Quem também tratou desta habilidade de “ver o invisível” foi o filósofo Voltaire, ao chegar às suas mãos uma antiga versão de um conto oriental ele o reelaborou na história do sábio Zadig, estudioso que viveu na Mesopotâmia. Certo dia quando passeava por um bosque Zadig encontrou o eunuco da rainha que lhe perguntou se ele viu a cadela da rainha que havia fugido. Então Zadig respondeu, “É caçadeira, e por sinal que é muito pequena (...). Deu cria há pouco; manqueja da pata dianteira esquerda e tem orelhas muito compridas.”. Mas quando o eunuco perguntou novamente se Zadig havia visto a cadela o sábio respondeu “Não, (...), nunca vi na minha vida nem nunca soube se a rainha tinha ou não uma cadela.”. Logo em seguida surgiu o monteiro-mor do rei, ele procurava o melhor cavalo do rei que havia fugido, então perguntou a Zadig se não vira acaso o cavalo do rei. O sábio então respondeu, “É o cavalo de melhor galope; tem cinco pés de altura e os cascos pequenos; a cauda mede três pés e meio de comprimento; o freio é de ouro de vinte e três quilates; e as ferraduras de prata de onze denários.”. Então o monteiro-mor perguntou onde estava o cavalo ao que Zadig respondeu que não o tinha visto e nem nuca ouvira falar dele.
Zadig foi preso e acusado ter roubado a cadela da rainha e o cavalo do rei, mas os animais foram encontrados logo após a prisão do sábio, então ele foi posto diante dos juízes para se defender. Sobre a cadela ele afirmou “Passeava eu pelas cercanias do bosque onde vim a encontrar o venerável eunuco e o ilustríssimo monteiro-mor, quando vi na areia as pegadas de um animal. Descobri facilmente que eram as de um pequeno cão. Sulcos leves e longos, impressos nos montículos de areia, por entre os traços das patas, revelaram-me que se tratava de uma cadela cujas tetas estavam pendentes, e que portanto não fazia muito que dera cria. Outras marcas em sentido diferente, que sempre se mostravam no solo ao lado das patas dianteiras, denotavam que o animal tinha orelhas muito compridas; e, como notei que o chão era sempre menos amolgado por uma das patas do que pelas três outras, compreendi que a cadela de nossa augusta rainha manquejava um pouco” (...). Para descobrir como era o cavalo do rei sem jamais telo visto Zadig aplicou o mesmo método, “passeando eu pelos caminhos do referido bosque, divisei marcas de ferraduras que se achavam todas a igual distância.

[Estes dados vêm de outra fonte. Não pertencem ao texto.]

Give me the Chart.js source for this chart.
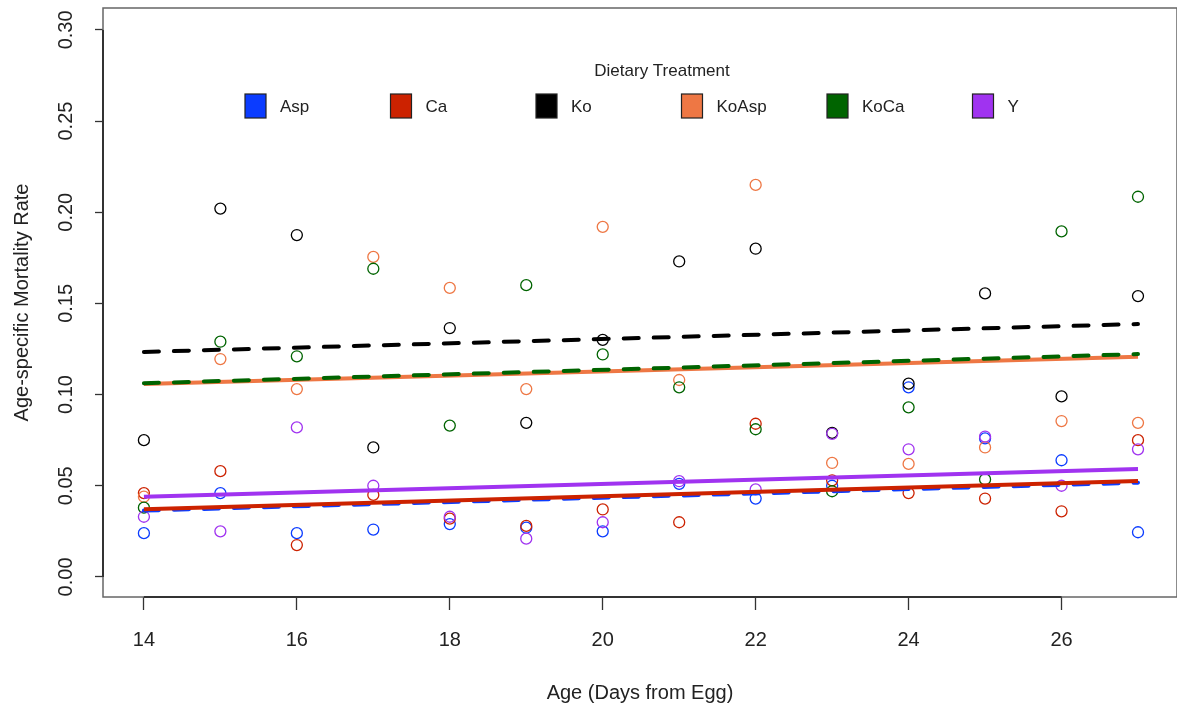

‘Eis aqui — considerei — um cavalo que tem um galope perfeito’. A poeira dos troncos, num estreito caminho de sete pés de largura, fora levemente removida à esquerda e à direita, a três pés e meio do centro da estrada. ‘Esse cavalo — disse eu comigo — tem uma cauda de três pés e meio, a qual, movendo-se para um lado e outro, varreu assim a poeira dos troncos’. Vi debaixo das árvores, que formavam um dossel de cinco pés de altura, algumas folhas recém-tombadas e concluí que o cavalo lhes tocara com a cabeça e que tinha, portanto, cinco pés de altura. Quanto ao freio, deve ser de ouro de vinte e três quilates: pois ele lhe esfregou a parte externa contra certa pedra que eu identifiquei como uma pedra de toque. E, enfim, pelas marcas que as ferraduras deixaram em pedras de outra espécie, descobri eu que era prata de onze denários”.

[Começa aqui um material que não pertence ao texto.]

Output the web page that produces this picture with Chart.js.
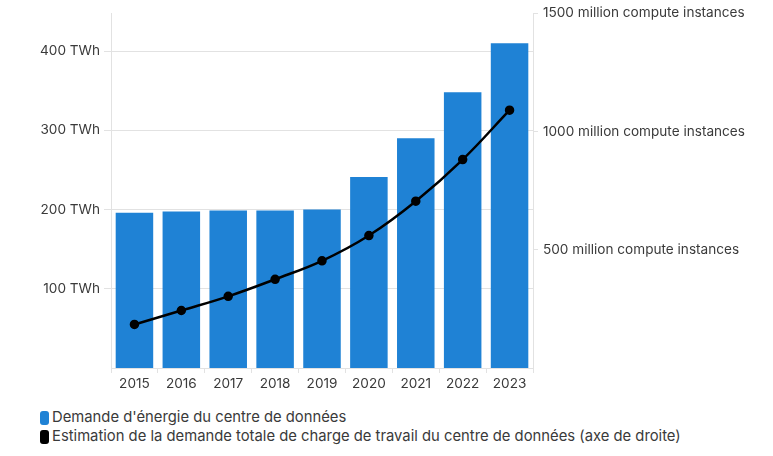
<!DOCTYPE html>
<html>
<head>
<meta charset="utf-8">
<script src="https://cdn.jsdelivr.net/npm/chart.js@4"></script>
<style>
  body { margin: 0; background: #fff; font-family: Inter, sans-serif; }
  #wrap { width: 773px; height: 400px; position: relative; }
  #legend { position: absolute; left: 40px; top: 408px; font-size: 14.8px; color: #3a3a3a; line-height: 19px; }
  .item { display: flex; align-items: center; }
  .swatch { width: 9px; height: 14px; border-radius: 3px; margin-right: 3px; }
</style>
</head>
<body>
<div id="wrap"><canvas id="chart" width="773" height="400"></canvas></div>
<div id="legend"></div>
<script>
// data
let years = ['2015', '2016', '2017', '2018', '2019', '2020', '2021', '2022', '2023'];
let energyTWh = [196, 197.5, 199, 199, 200, 241, 290, 348, 410];
let workloadMillions = [184, 243, 303, 375, 453, 560, 705, 881, 1090];
let leftTicks = [100, 200, 300, 400];
let rightTicks = [500, 1000, 1500];
let seriesNames = ["Demande d'énergie du centre de données", "Estimation de la demande totale de charge de travail du centre de données (axe de droite)"];

let blue = '#1f82d5';
let gridColor = '#e2e2e2';
let textColor = '#3a3a3a';
let tickFont = { family: 'Inter', size: 13.6 };

let ctx = document.getElementById('chart').getContext('2d');
let chart = new Chart(ctx, {
    type: 'bar',
    data: {
        labels: years,
        datasets: [{
            type: 'line',
            label: seriesNames[1],
            data: workloadMillions,
            yAxisID: 'y1',
            borderColor: '#000',
            backgroundColor: '#000',
            borderWidth: 2.5,
            pointRadius: 3.5,
            tension: 0.4,
            order: 0
        }, {
            label: seriesNames[0],
            data: energyTWh,
            yAxisID: 'y',
            backgroundColor: blue,
            categoryPercentage: 1,
            barPercentage: 0.8,
            order: 1
        }]
    },
    options: {
        responsive: false,
        animation: false,
        layout: { padding: { top: 12, left: 0, right: 0, bottom: 0 } },
        plugins: { legend: { display: false }, tooltip: { enabled: false } },
        scales: {
            x: {
                grid: { drawOnChartArea: false, color: gridColor, tickLength: 5 },
                border: { color: gridColor },
                ticks: { color: textColor, font: tickFont, padding: 3 },
                afterFit: s => { s.height = 32; }
            },
            y: {
                position: 'left',
                min: 0,
                max: 448,
                afterBuildTicks: s => { s.ticks = leftTicks.map(v => ({ value: v })); },
                grid: { color: gridColor, tickLength: 7 },
                border: { color: gridColor },
                ticks: { color: textColor, font: tickFont, padding: 4,
                         callback: v => v + ' TWh' },
                afterFit: s => { s.width = 111; }
            },
            y1: {
                position: 'right',
                min: 0,
                max: 1500,
                afterBuildTicks: s => { s.ticks = rightTicks.map(v => ({ value: v })); },
                grid: { drawOnChartArea: false, color: gridColor, tickLength: 5 },
                border: { color: gridColor },
                ticks: { color: textColor, font: tickFont, padding: 5,
                         callback: v => v + ' million compute instances' },
                afterFit: s => { s.width = 240; }
            }
        }
    }
});

// html legend, stacked like the reference
let legend = document.getElementById('legend');
[[blue, seriesNames[0]], ['#000', seriesNames[1]]].forEach(([c, t]) => {
    let row = document.createElement('div');
    row.className = 'item';
    row.innerHTML = '<span class="swatch" style="background:' + c + '"></span><span>' + t + '</span>';
    legend.appendChild(row);
});
</script>
</body>
</html>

Tanto Zadig quanto Marco Polo se utilizaram de um método que possibilitava descobrir coisas que já se tinham passado por meio dos vestígios que elas deixaram, uma arte de seguir as pistas e poder ver aquilo que não estava mais presente, uma maneira de “ver o invisível”. Essa habilidade de seguir os mínimos indícios foi utilizada de várias maneiras e se torou uma das principais ferramentas para se escrever a História, os historiadores estão constantemente tentando ver aquilo que já se perdeu, ficou no passado, eles estão em busca das cidades invisíveis. Por meio de pedras lascadas eles reconstroem a vivência dos homens do Paleolítico, restos de vasos quebrados e estátuas antigas mostram como era a religião no Egito Antigo, grilhões enferrujados e instrumentos de tortura são pista da escravidão no Brasil até o século XIX.

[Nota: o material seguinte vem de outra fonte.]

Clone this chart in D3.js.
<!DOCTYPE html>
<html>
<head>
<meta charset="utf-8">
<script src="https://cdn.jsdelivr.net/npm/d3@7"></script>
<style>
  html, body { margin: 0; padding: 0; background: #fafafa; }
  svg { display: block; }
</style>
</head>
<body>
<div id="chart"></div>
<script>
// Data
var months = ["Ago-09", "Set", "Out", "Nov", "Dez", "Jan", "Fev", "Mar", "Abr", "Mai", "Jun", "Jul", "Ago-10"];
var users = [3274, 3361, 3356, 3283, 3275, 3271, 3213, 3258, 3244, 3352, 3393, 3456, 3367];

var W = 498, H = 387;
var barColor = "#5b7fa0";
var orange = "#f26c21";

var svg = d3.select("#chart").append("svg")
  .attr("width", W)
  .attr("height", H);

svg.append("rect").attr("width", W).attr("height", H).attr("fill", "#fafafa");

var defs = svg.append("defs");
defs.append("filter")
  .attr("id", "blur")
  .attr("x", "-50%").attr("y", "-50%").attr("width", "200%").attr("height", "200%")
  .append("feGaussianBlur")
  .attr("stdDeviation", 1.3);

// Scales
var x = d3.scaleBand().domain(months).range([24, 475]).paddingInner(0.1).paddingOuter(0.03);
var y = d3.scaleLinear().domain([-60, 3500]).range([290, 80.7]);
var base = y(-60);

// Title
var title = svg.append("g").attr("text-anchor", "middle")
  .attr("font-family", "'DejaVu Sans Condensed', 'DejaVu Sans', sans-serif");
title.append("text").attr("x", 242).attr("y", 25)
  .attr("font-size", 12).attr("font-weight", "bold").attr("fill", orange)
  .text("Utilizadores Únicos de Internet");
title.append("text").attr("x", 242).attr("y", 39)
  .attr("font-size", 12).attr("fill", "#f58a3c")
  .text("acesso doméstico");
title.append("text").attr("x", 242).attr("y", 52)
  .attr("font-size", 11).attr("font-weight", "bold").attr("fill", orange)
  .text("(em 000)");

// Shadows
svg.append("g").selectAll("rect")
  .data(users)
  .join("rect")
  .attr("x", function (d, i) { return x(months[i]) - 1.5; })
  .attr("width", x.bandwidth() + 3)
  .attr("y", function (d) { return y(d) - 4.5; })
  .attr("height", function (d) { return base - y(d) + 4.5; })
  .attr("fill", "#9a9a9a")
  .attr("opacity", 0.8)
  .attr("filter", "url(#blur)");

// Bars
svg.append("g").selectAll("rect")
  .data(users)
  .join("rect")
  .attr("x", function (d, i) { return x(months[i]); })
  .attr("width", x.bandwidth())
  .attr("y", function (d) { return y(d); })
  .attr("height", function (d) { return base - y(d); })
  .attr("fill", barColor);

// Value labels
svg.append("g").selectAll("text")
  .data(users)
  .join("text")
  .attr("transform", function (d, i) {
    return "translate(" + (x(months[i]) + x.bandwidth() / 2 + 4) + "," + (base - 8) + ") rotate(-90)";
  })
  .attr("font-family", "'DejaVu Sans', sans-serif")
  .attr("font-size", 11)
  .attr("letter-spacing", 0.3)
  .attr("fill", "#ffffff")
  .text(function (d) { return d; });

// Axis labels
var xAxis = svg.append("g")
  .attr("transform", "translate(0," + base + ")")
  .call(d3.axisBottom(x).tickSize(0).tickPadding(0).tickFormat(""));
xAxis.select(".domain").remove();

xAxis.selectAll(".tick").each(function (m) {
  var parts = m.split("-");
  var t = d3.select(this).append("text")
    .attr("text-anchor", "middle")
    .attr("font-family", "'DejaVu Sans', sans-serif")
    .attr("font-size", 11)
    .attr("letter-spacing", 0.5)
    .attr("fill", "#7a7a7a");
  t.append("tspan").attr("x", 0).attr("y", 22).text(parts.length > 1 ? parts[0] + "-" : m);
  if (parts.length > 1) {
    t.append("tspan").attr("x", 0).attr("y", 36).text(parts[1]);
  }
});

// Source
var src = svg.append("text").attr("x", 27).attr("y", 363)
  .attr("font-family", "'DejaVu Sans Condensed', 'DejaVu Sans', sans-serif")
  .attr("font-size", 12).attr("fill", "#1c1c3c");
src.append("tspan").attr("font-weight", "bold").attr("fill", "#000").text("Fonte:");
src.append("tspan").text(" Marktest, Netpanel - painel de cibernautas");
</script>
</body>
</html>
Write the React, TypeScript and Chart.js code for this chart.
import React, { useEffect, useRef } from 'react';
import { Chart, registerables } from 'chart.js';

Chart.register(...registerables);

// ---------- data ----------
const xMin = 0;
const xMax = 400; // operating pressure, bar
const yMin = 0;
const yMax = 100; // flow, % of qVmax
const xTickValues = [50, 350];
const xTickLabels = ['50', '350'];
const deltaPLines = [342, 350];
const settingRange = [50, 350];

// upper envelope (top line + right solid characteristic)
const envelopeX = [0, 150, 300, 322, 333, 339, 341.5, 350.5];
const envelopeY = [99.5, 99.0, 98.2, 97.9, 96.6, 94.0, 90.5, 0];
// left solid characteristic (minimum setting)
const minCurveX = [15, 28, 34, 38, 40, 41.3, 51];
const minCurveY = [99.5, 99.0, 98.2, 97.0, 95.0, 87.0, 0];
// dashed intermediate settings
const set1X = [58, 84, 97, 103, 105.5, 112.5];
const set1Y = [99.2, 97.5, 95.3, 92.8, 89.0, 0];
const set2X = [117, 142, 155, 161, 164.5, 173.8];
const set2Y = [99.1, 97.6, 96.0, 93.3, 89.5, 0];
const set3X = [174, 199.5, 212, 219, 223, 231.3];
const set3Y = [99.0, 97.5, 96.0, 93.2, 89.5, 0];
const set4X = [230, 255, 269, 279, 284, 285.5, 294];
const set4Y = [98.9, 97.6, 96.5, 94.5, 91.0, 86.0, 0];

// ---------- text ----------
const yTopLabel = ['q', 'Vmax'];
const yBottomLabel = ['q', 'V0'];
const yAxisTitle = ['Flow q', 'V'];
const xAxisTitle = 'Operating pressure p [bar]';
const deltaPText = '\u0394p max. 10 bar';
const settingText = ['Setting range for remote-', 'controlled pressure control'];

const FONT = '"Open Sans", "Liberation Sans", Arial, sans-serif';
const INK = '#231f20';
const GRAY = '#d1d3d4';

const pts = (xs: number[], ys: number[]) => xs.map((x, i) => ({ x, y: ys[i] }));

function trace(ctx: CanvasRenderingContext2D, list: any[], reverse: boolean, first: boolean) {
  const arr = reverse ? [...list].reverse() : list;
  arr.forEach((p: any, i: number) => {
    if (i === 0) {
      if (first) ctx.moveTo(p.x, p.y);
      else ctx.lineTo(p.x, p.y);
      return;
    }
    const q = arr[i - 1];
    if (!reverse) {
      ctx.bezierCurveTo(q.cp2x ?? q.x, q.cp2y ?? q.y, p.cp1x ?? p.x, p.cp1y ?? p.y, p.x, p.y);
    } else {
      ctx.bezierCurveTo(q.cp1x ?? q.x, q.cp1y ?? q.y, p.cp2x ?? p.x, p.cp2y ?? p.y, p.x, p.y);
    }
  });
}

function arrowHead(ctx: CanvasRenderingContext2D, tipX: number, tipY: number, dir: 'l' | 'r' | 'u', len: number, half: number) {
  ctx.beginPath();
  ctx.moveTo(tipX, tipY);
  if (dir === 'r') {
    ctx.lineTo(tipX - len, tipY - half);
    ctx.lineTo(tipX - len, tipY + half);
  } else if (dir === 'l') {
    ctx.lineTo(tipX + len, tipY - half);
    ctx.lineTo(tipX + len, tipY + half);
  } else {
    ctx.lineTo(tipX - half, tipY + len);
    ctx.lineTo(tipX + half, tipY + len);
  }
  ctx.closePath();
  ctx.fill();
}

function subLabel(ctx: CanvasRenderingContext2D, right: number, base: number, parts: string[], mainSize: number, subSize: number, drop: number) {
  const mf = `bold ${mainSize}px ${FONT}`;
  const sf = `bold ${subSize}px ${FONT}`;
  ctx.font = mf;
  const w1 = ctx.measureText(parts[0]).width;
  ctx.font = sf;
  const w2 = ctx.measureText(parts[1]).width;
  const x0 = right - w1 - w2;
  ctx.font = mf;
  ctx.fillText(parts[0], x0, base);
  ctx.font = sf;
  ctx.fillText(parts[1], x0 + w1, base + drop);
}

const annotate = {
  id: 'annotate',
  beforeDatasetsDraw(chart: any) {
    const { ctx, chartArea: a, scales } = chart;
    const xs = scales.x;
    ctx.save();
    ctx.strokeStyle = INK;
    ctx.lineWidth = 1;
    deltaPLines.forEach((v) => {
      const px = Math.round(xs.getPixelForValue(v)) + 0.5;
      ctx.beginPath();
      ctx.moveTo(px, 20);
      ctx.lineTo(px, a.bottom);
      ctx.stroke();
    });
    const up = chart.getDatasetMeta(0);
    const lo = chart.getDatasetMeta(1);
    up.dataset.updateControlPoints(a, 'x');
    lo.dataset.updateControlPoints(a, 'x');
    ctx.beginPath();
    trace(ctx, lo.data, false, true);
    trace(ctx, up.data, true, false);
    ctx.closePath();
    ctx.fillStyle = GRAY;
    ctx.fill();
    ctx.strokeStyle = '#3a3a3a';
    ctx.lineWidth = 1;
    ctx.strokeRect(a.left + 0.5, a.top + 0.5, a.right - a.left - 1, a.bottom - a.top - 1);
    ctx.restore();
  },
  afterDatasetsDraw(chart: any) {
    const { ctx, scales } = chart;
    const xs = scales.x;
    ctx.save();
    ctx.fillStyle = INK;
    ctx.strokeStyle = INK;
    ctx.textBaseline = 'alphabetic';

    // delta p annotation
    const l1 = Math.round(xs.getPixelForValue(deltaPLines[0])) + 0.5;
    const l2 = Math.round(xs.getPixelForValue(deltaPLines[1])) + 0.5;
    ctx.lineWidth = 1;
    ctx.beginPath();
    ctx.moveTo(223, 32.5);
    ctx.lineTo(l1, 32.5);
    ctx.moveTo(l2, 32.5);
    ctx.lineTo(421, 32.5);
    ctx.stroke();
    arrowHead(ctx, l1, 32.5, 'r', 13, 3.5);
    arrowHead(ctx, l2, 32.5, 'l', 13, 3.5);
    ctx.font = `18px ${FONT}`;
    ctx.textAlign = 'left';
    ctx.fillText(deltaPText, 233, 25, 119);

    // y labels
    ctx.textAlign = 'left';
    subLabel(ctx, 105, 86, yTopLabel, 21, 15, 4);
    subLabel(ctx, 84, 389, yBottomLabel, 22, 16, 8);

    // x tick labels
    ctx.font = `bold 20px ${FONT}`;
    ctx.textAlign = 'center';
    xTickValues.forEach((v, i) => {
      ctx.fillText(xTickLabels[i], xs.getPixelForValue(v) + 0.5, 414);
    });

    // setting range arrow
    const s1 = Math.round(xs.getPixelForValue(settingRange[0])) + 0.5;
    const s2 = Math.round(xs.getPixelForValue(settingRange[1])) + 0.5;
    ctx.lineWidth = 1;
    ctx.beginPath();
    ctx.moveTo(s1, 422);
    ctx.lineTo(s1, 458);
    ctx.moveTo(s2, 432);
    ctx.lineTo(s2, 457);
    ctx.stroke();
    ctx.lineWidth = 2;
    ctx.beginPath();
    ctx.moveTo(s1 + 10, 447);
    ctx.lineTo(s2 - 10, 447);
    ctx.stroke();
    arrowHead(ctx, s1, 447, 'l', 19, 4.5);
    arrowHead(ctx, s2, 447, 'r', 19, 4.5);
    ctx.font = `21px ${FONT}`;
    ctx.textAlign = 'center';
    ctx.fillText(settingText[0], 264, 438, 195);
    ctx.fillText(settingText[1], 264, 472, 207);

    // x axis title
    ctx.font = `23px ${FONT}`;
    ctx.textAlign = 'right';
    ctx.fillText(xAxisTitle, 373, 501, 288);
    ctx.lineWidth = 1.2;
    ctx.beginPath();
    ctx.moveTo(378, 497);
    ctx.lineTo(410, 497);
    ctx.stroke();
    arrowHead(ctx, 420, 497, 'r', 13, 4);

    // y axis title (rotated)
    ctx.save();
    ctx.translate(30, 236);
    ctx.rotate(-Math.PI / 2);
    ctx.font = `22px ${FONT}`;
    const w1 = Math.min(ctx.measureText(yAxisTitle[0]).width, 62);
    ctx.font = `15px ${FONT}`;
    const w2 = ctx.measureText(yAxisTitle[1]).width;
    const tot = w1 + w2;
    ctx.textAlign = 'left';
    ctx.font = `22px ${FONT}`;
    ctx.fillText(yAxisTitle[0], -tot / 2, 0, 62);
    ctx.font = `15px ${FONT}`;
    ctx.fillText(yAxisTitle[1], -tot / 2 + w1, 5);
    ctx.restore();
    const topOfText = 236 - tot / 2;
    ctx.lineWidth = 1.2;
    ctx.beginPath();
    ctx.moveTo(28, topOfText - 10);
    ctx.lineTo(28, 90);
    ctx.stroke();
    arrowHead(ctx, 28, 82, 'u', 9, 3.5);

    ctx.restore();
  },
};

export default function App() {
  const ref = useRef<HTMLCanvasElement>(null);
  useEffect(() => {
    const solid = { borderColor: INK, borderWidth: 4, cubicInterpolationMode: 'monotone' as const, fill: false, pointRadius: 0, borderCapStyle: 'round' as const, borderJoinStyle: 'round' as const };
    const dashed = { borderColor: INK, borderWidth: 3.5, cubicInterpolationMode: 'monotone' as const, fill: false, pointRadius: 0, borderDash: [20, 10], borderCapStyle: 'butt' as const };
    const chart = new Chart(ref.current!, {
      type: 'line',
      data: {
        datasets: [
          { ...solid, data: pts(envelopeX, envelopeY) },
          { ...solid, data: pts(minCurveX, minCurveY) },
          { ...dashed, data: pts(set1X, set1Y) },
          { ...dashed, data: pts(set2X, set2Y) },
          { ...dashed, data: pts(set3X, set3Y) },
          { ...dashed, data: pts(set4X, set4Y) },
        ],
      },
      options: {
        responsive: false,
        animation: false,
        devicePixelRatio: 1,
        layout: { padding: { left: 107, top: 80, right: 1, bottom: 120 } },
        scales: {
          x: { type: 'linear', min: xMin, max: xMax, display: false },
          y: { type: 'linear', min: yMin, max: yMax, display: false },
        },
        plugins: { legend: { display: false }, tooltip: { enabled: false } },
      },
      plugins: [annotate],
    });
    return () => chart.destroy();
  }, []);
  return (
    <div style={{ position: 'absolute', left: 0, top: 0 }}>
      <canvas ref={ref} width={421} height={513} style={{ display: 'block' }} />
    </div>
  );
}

Estátuas submersas são as pistas para revelar uma antiga cidade egípcia, 
antes perdida no tempo e agora vai voltando a ser “visível”.


Muitas vezes os historiadores se utilizam desse método, o “paradigma indiciário” para tentar construir o passado, mas claro que com a habilidade também de bons narradores, pois os indícios não falam por eles mesmos. É o historiador que articula as palavras e defende suas próprias ideias, mas mesmo assim sempre haverá uma relação entre o indício e aquilo que ocorreu no passado, relação que cabe aos historiadores sempre demonstrar, nossa busca pelas cidades invisíveis nunca acaba.


REFERÊNCIAS:
CALVINO, Italo. As cidades invisíveis. Rio de Janeiro: O Globo; São Paulo: Folha de S. Paulo, 2003.
GINZBURG, Carlo. “Sinais: raízes de um paradigma indiciário” IN Mitos, emblemas, sinais: Morfologia e História. São Paulo: Companhia das Letras, 1990.
GINZBURG, Carlo. O fio e os rastros: verdadeiro, falso, fictício. São Paulo: Companhia das Letras, 2007.